There’s so much to look forward to about Vampire Diaries Season 4. In fact, we made a list of things we’re excited about. But this list is about our trepidations. So much happened in the final couple minutes of Season 3, and while we have complete faith in executive producer Julie Plec and the show’s talented writers, we can’t help but hope they stay away from certain storylines. Spoilers yonder!

10. The council members compelled
The Season 4 promo video has the supernaturals facing some formidable, yet mortal enemies. Alaric (Matt Davis) told the Founder’s Council that Mystic Falls is crawling with undead creatures. Not cool, Evilaric. But we want this threat to stick around a bit, maybe bust out some more cool, antique devices. We assume they’ve been sipping vervain cocktails, so here’s hoping Damon (Ian Somerhalder) won’t be able to sway him with his intense eye stares. 

9. Klaus (Joseph Morgan) creeping on Caroline (Candice Accola) as Tyler (Michael Trevino)
For too long in Season 1, Caroline was Damon’s plaything. Now that she’s a self-assured vamp with badass tendancies, it won’t do for her to get too naked with Klaus while he’s inside Tyler’s body. The kiss was one thing, but these promo pics have us worried that Klyer is going to take advantage of our girl’s misinformation. 

8. Bonnie (Kat Graham) pulling a Willow 
While we’re all for seeing a bit of thee bad side of this witch, we hope if the character does go in that direction, they don’t take their inspiration from Buffy the Vampire Slayer. Don’t get us wrong.
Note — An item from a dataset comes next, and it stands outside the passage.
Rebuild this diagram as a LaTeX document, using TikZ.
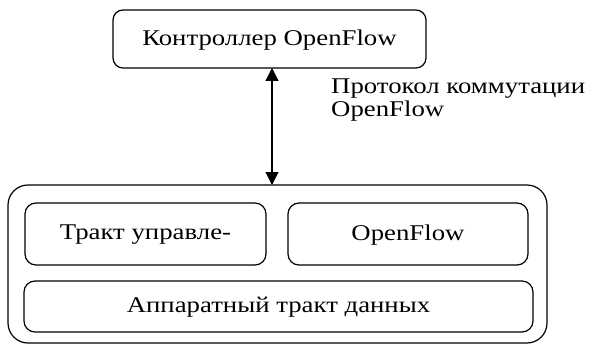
\documentclass[tikz,border=0pt]{standalone}
\usepackage{fontspec}
\setmainfont{Liberation Serif}
\newfontfamily\refserif[FakeStretch=1.19]{Liberation Serif}
\usetikzlibrary{arrows.meta}
\begin{document}
\begin{tikzpicture}[x=1pt,y=-1pt,
  box/.style={draw,line width=1.2pt,rounded corners=11pt},
  lbl/.style={font=\refserif\fontsize{22.5}{23}\selectfont,inner sep=0pt},
  tip/.tip={Triangle[length=13pt,width=13pt]}]
\useasboundingbox (0,0) rectangle (589,345);
\draw[box,rounded corners=10pt] (113,10) rectangle (426,68);
\node[lbl] (ctrl) at (269.5,40) {Контроллер OpenFlow};
\coordinate (ctrlb) at (272,68);
\draw[box,rounded corners=20pt] (8,185) rectangle (547,343);
\coordinate (swt) at (272,185);
\draw[box] (25,203) rectangle (266,265);
\node[lbl] (tr) at (145.5,235) {Тракт управле-};
\draw[box] (288,203) rectangle (528,265);
\node[lbl] (of) at (408,235) {OpenFlow};
\draw[box] (24,281) rectangle (533,332);
\node[lbl] (hw) at (278.5,307) {Аппаратный тракт данных};
\draw[line width=1.2pt,tip-tip] (ctrlb) -- (swt);
\node[lbl,anchor=base west,align=left] (proto) at (331,116) {Протокол коммутации\\OpenFlow};
\end{tikzpicture}
\end{document}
Willow the wicked witch (and her subsequent recovery) was a great storyline, but we don’t need to see it again. Hopefully they’re more creative than us, because we don’t see how Bon-Bon could spell her way back to goodness if she gets too amped on the dark magic. 

7. Endless spells
Speaking of which, Bonnie needs a way to limit her power. She’s just too good at solving everyone’s problems with some candles and five minutes of chanting. Someone needs to revoke her grimoire, because Bonnie’s witchcraft skills are getting out of hand. 

6. Elena (Nina Dobrev), the super vamp
Even Caroline took some time adjusting to bloodsucking, and we hope Elena does too. We’re pretty sure, based on some spoilers, that Elena will struggle with all the issues. Basically, we just hope she doesn’t wrestle any cougars to the ground. 
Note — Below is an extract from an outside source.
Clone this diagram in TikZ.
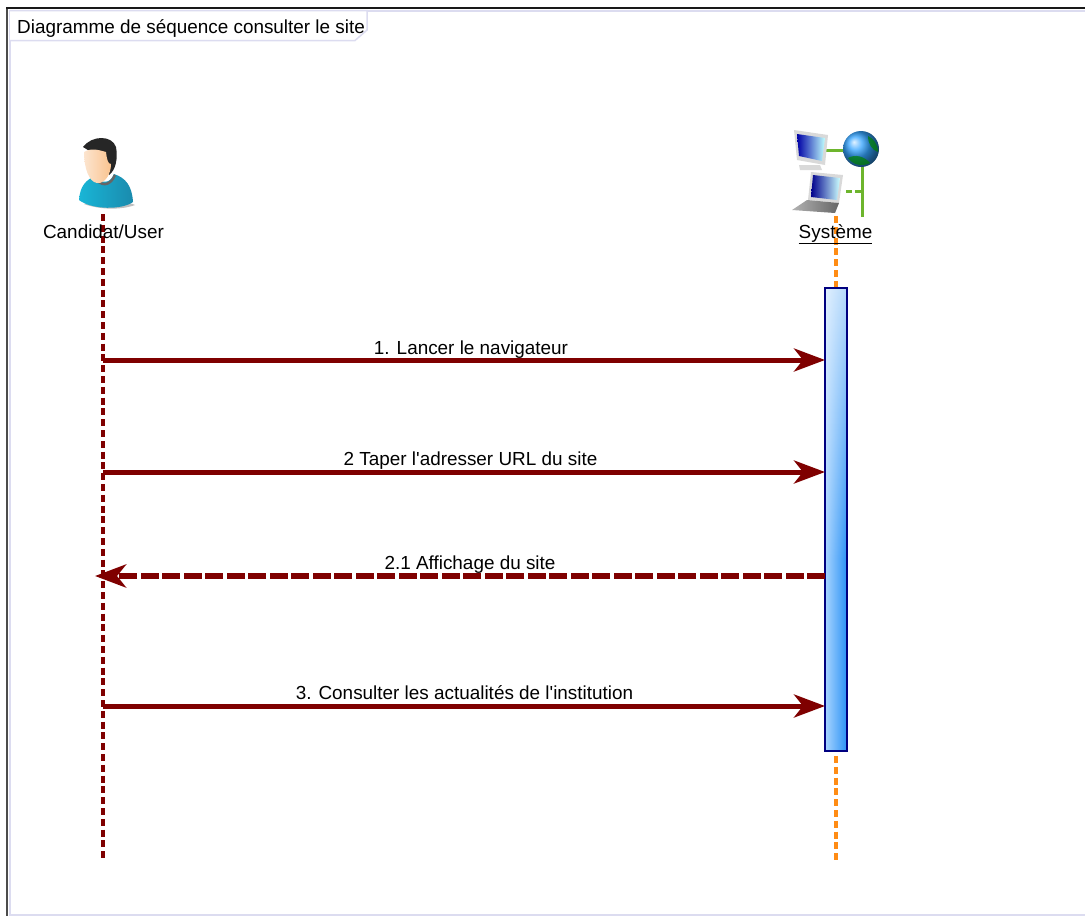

5. Matt’s (Zach Roerig) mortality 
Per usual, we’re worried about Matt and his vulnerable flesh. Okay, so we know he’s not the only human left — Jeremy (Steven R. McQueen) is still mortal after all. (But he gets a crossbow this season! Well, at least, he does in his promo photo.) But we still worry about innocent Matt. Maybe he can get a football scholarship out of Mystic Falls? 

4. Disappearing acts
We know it has more to do with the actors’ contracts than anything else, but can Jeremy and Tyler not leave Mystic Falls for long stretches of time? While it’s important for the little Gilbert to go to crossbow camp and the hybrid to commune with the Floridian wildness (or whatever), we’d prefer them to stick by their friends and family. Even if MiFi technology has come a long way.

3. A decade dance
Much as we love watching those Mystic Falls high schoolers don their finest wear from yesteryear, there’s already been one costumed dance during Elena’s senior year. Two decade dances in one year isn’t unprecedented (Seasons 1 and 2 all took place during the crew’s junior year), but enough is enough. Unless it’s an ‘80s dance. Because Stefan (Paul Wesley) in a mesh shirt and eyeliner would be priceless. 

2. Elena with a new hairstyle 
Now that she and Katherine (Nina Dobrev) are both vampires, it’s going to be harder than ever to tell Elena and her doppelganger apart. Let’s just hope E doesn’t take style cues from the ancient bloodsucker and start waving her hair and dressing all come hither. Stick with the henleys, Elena! 

1. Everyone getting into the same local college
Beverly Hills, 90210 did it. So did Boy Meets World. Despite characters varying in academic ability and ambition, characters from TV shows all seem to matriculate to the same institute for higher learning. Considering how infrequently the Mystic Falls group is shown in class, studying, or talking about school, we’re not sure most of them should even be applying for college at this point.